Despite being a costly problem for employees and companies alike, burnout is still perceived as a personal issue or an indicator of incompetence and being unfit for the job. Rather, it is a challenge that needs to be tackled from an organizational level. Harvard Business Review looked into companies with high burnout rates and identified three common culprits of burnout as excessive collaboration, weak time management disciplines, and a tendency to overload the most capable with too much work.
There is more to excessive collaboration than meets the eye: it comprises structural and cultural factors such as rigid hierarchical structures with too many decision makers and overusing collaborations beyond what is needed to get things done, but also to the 24/7 connectivity and reliance on tech to multitask and juggle multiple priorities.
Possible solution: adjust the organizational structure. Look at your Organisational Network analysis to find the number of nodes and evaluate whether you can eliminate some decision-makers and push decision making to the lowest possible level. Try to “clean” the calendar – eliminate unnecessary meetings and use Agile methodologies to streamline the processes and focus on what matters.

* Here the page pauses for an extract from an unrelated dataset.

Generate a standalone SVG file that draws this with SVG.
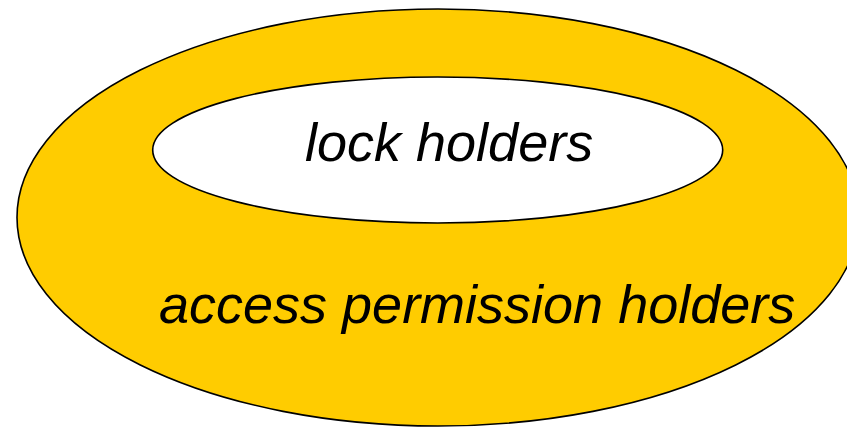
<svg xmlns="http://www.w3.org/2000/svg" width="847" height="427" viewBox="0 0 847 427">
  <style>
    .ring { stroke: #000000; stroke-width: 1.6; }
    .label { font-family: "Liberation Sans", Arial, sans-serif; font-style: italic; font-size: 54px; fill: #000000; }
  </style>
  <rect x="0" y="0" width="847" height="427" fill="#ffffff"/>
  <g id="access-permission-holders">
    <ellipse class="ring" cx="438" cy="217.5" rx="421" ry="208.5" fill="#ffcc00"/>
    <text class="label" x="159" y="323">access permission holders</text>
  </g>
  <g id="lock-holders">
    <ellipse class="ring" cx="437.7" cy="150" rx="285" ry="73" fill="#ffffff"/>
    <text class="label" x="305" y="160.5">lock holders</text>
  </g>
  <g id="connectors"></g>
</svg>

Weak time-management disciplines
While excessive collaboration and overworking is frequently celebrated in the workaholics cultures, few employees can control their work time or have the audacity to fight against unnecessary meetings.
Possible solution: it’s good to focus on benefits of collaboration, but the picture is not complete without its costs. Use software to measure and understand how employees spent their time and how that affects burnout and organizational productivity. By limiting the number of emails, meetings and calls, leaders can liberate as much as 20% of their employees’ time and put them back in control of their workflow.
Overloading of the most capable
Overload is a common problem among all employees as it is generally assumed that with the help of modern technology people can be more productive and accomplish more, but it affects the most talented employees even more. In one company HBR studied, the average manager was losing one day a week to email and other electronic communications and two days a week to meetings, and the highly talented managers were affected even more.
Possible solution: use software to track the unproductive activities and workload of your HiPos and take step to avoid the trap overloading your most productive and talented employees.